-- Begin --

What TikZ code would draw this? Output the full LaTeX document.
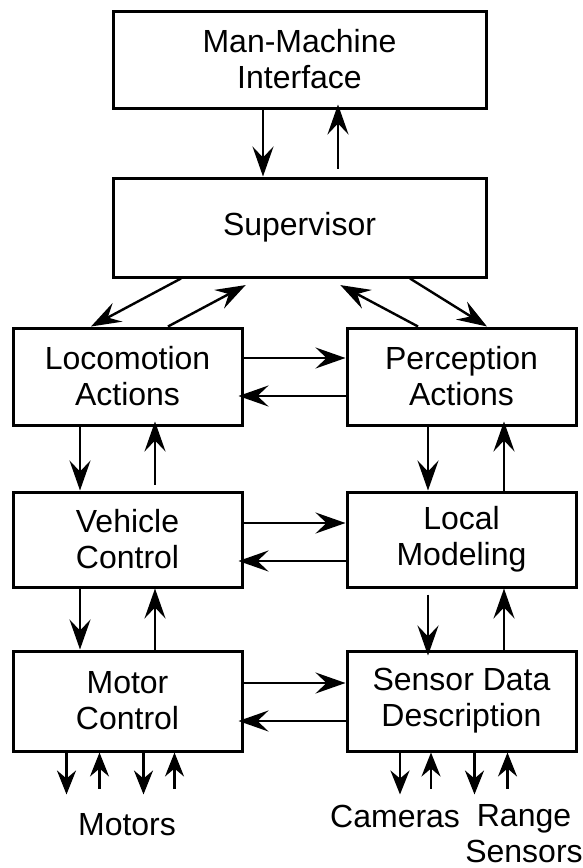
\documentclass[tikz,border=0pt]{standalone}
\usepackage{fontspec}
\setmainfont{Liberation Sans}
\usetikzlibrary{arrows.meta, positioning}

\begin{document}
\begin{tikzpicture}[
  x=1pt, y=1pt,
  box/.style={rectangle, draw=black, line width=3pt, minimum width=229pt,
              minimum height=97pt, inner sep=0pt, align=center,
              font=\fontsize{32}{36}\selectfont},
  wide/.style={box, minimum width=373pt},
  lbl/.style={inner sep=0pt, align=center, font=\fontsize{32}{36}\selectfont},
  arr/.style={-{Stealth[length=30pt, width=21pt, inset=11pt]}, line width=2.4pt},
  pin/.style={-{Stealth[length=24pt, width=19pt, inset=8pt]}, line width=2.4pt}
]
  \useasboundingbox (0,0) rectangle (583,-868);

  \node[wide] (mmi) at (299.5,-59.5) {Man-Machine\\Interface};
  \node[wide, minimum height=99pt, below=67pt of mmi] (sup) {Supervisor};
  \node[box] (loco) at (127.5,-376.5) {Locomotion\\Actions};
  \node[box, right=102pt of loco] (perc) {Perception\\Actions};
  \node[box, minimum height=95pt, below=64pt of loco] (veh) {Vehicle\\Control};
  \node[box, minimum height=95pt, right=102pt of veh] (model) {Local\\Modeling};
  \node[box, minimum height=100pt, below=61pt of veh] (motor) {Motor\\Control};
  \node[box, minimum height=100pt, right=102pt of motor] (sdd) {Sensor Data\\Description};

  % man-machine interface <-> supervisor
  \draw[arr] ([xshift=-36.5pt]mmi.south) -- ([xshift=-36.5pt]sup.north);
  \draw[arr, shorten <=8pt, shorten >=-5pt] ([xshift=38.5pt]sup.north) -- ([xshift=38.5pt]mmi.south);

  % supervisor <-> actions
  \draw[arr] ([xshift=-118.5pt]sup.south) -- ([xshift=-36.5pt]loco.north);
  \draw[arr, shorten >=14pt] ([xshift=40.5pt]loco.north) -- ([xshift=-41.5pt]sup.south);
  \draw[arr, shorten >=14pt] ([xshift=-43.5pt]perc.north) -- ([xshift=28.5pt]sup.south);
  \draw[arr] ([xshift=110.5pt]sup.south) -- ([xshift=25.5pt]perc.north);

  % across
  \draw[arr] ([yshift=18.5pt]loco.east) -- ([yshift=18.5pt]perc.west);
  \draw[arr, shorten >=-5pt] ([yshift=-19.5pt]perc.west) -- ([yshift=-19.5pt]loco.east);
  \draw[arr] ([yshift=16.5pt]veh.east) -- ([yshift=16.5pt]model.west);
  \draw[arr, shorten >=-5pt] ([yshift=-21.5pt]model.west) -- ([yshift=-21.5pt]veh.east);
  \draw[arr] ([yshift=18pt]motor.east) -- ([yshift=18pt]sdd.west);
  \draw[arr, shorten >=-5pt] ([yshift=-20pt]sdd.west) -- ([yshift=-20pt]motor.east);

  % down and up, left column
  \draw[arr] ([xshift=-47.5pt]loco.south) -- ([xshift=-47.5pt]veh.north);
  \draw[arr, shorten <=6pt, shorten >=-5pt] ([xshift=27.5pt]veh.north) -- ([xshift=27.5pt]loco.south);
  \draw[arr] ([xshift=-47.5pt]veh.south) -- ([xshift=-47.5pt]motor.north);
  \draw[arr] ([xshift=27.5pt]motor.north) -- ([xshift=27.5pt]veh.south);

  % down and up, right column
  \draw[arr] ([xshift=-33.5pt]perc.south) -- ([xshift=-33.5pt]model.north);
  \draw[arr, shorten >=-5pt] ([xshift=42.5pt]model.north) -- ([xshift=42.5pt]perc.south);
  \draw[arr, shorten <=6pt, shorten >=-6pt] ([xshift=-33.5pt]model.south) -- ([xshift=-33.5pt]sdd.north);
  \draw[arr] ([xshift=42.5pt]sdd.north) -- ([xshift=42.5pt]model.south);

  % motors and sensors
  \foreach \dx [count=\i] in {-61, 16} {
    \coordinate (mo\i) at ([xshift=\dx pt, yshift=-42pt]motor.south);
    \draw[pin] ([xshift=\dx pt]motor.south) -- (mo\i);
  }
  \foreach \dx [count=\i] in {-28, 47} {
    \coordinate (mi\i) at ([xshift=\dx pt, yshift=-36pt]motor.south);
    \draw[pin] (mi\i) -- ([xshift=\dx pt]motor.south);
  }
  \foreach \dx [count=\i] in {-61.5, 13} {
    \coordinate (so\i) at ([xshift=\dx pt, yshift=-42pt]sdd.south);
    \draw[pin] ([xshift=\dx pt]sdd.south) -- (so\i);
  }
  \foreach \dx [count=\i] in {-30.5, 46} {
    \coordinate (si\i) at ([xshift=\dx pt, yshift=-36pt]sdd.south);
    \draw[pin] (si\i) -- ([xshift=\dx pt]sdd.south);
  }

  \node[lbl, anchor=base] (motors) at (127,-835) {Motors};
  \node[lbl, anchor=base west] (cams) at (330,-827) {Cameras};
  \node[lbl, anchor=north] (range) at (524,-804) {Range\\Sensors};
\end{tikzpicture}
\end{document}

-- End --

(Task prompt) Replicate the material above verbatim; images stay out of the copy.

(Task solution)
What TikZ code would draw this? Output the full LaTeX document.
\documentclass[tikz,border=0pt]{standalone}
\usepackage{fontspec}
\setmainfont{Liberation Sans}
\usetikzlibrary{arrows.meta, positioning}

\begin{document}
\begin{tikzpicture}[
  x=1pt, y=1pt,
  box/.style={rectangle, draw=black, line width=3pt, minimum width=229pt,
              minimum height=97pt, inner sep=0pt, align=center,
              font=\fontsize{32}{36}\selectfont},
  wide/.style={box, minimum width=373pt},
  lbl/.style={inner sep=0pt, align=center, font=\fontsize{32}{36}\selectfont},
  arr/.style={-{Stealth[length=30pt, width=21pt, inset=11pt]}, line width=2.4pt},
  pin/.style={-{Stealth[length=24pt, width=19pt, inset=8pt]}, line width=2.4pt}
]
  \useasboundingbox (0,0) rectangle (583,-868);

  \node[wide] (mmi) at (299.5,-59.5) {Man-Machine\\Interface};
  \node[wide, minimum height=99pt, below=67pt of mmi] (sup) {Supervisor};
  \node[box] (loco) at (127.5,-376.5) {Locomotion\\Actions};
  \node[box, right=102pt of loco] (perc) {Perception\\Actions};
  \node[box, minimum height=95pt, below=64pt of loco] (veh) {Vehicle\\Control};
  \node[box, minimum height=95pt, right=102pt of veh] (model) {Local\\Modeling};
  \node[box, minimum height=100pt, below=61pt of veh] (motor) {Motor\\Control};
  \node[box, minimum height=100pt, right=102pt of motor] (sdd) {Sensor Data\\Description};

  % man-machine interface <-> supervisor
  \draw[arr] ([xshift=-36.5pt]mmi.south) -- ([xshift=-36.5pt]sup.north);
  \draw[arr, shorten <=8pt, shorten >=-5pt] ([xshift=38.5pt]sup.north) -- ([xshift=38.5pt]mmi.south);

  % supervisor <-> actions
  \draw[arr] ([xshift=-118.5pt]sup.south) -- ([xshift=-36.5pt]loco.north);
  \draw[arr, shorten >=14pt] ([xshift=40.5pt]loco.north) -- ([xshift=-41.5pt]sup.south);
  \draw[arr, shorten >=14pt] ([xshift=-43.5pt]perc.north) -- ([xshift=28.5pt]sup.south);
  \draw[arr] ([xshift=110.5pt]sup.south) -- ([xshift=25.5pt]perc.north);

  % across
  \draw[arr] ([yshift=18.5pt]loco.east) -- ([yshift=18.5pt]perc.west);
  \draw[arr, shorten >=-5pt] ([yshift=-19.5pt]perc.west) -- ([yshift=-19.5pt]loco.east);
  \draw[arr] ([yshift=16.5pt]veh.east) -- ([yshift=16.5pt]model.west);
  \draw[arr, shorten >=-5pt] ([yshift=-21.5pt]model.west) -- ([yshift=-21.5pt]veh.east);
  \draw[arr] ([yshift=18pt]motor.east) -- ([yshift=18pt]sdd.west);
  \draw[arr, shorten >=-5pt] ([yshift=-20pt]sdd.west) -- ([yshift=-20pt]motor.east);

  % down and up, left column
  \draw[arr] ([xshift=-47.5pt]loco.south) -- ([xshift=-47.5pt]veh.north);
  \draw[arr, shorten <=6pt, shorten >=-5pt] ([xshift=27.5pt]veh.north) -- ([xshift=27.5pt]loco.south);
  \draw[arr] ([xshift=-47.5pt]veh.south) -- ([xshift=-47.5pt]motor.north);
  \draw[arr] ([xshift=27.5pt]motor.north) -- ([xshift=27.5pt]veh.south);

  % down and up, right column
  \draw[arr] ([xshift=-33.5pt]perc.south) -- ([xshift=-33.5pt]model.north);
  \draw[arr, shorten >=-5pt] ([xshift=42.5pt]model.north) -- ([xshift=42.5pt]perc.south);
  \draw[arr, shorten <=6pt, shorten >=-6pt] ([xshift=-33.5pt]model.south) -- ([xshift=-33.5pt]sdd.north);
  \draw[arr] ([xshift=42.5pt]sdd.north) -- ([xshift=42.5pt]model.south);

  % motors and sensors
  \foreach \dx [count=\i] in {-61, 16} {
    \coordinate (mo\i) at ([xshift=\dx pt, yshift=-42pt]motor.south);
    \draw[pin] ([xshift=\dx pt]motor.south) -- (mo\i);
  }
  \foreach \dx [count=\i] in {-28, 47} {
    \coordinate (mi\i) at ([xshift=\dx pt, yshift=-36pt]motor.south);
    \draw[pin] (mi\i) -- ([xshift=\dx pt]motor.south);
  }
  \foreach \dx [count=\i] in {-61.5, 13} {
    \coordinate (so\i) at ([xshift=\dx pt, yshift=-42pt]sdd.south);
    \draw[pin] ([xshift=\dx pt]sdd.south) -- (so\i);
  }
  \foreach \dx [count=\i] in {-30.5, 46} {
    \coordinate (si\i) at ([xshift=\dx pt, yshift=-36pt]sdd.south);
    \draw[pin] (si\i) -- ([xshift=\dx pt]sdd.south);
  }

  \node[lbl, anchor=base] (motors) at (127,-835) {Motors};
  \node[lbl, anchor=base west] (cams) at (330,-827) {Cameras};
  \node[lbl, anchor=north] (range) at (524,-804) {Range\\Sensors};
\end{tikzpicture}
\end{document}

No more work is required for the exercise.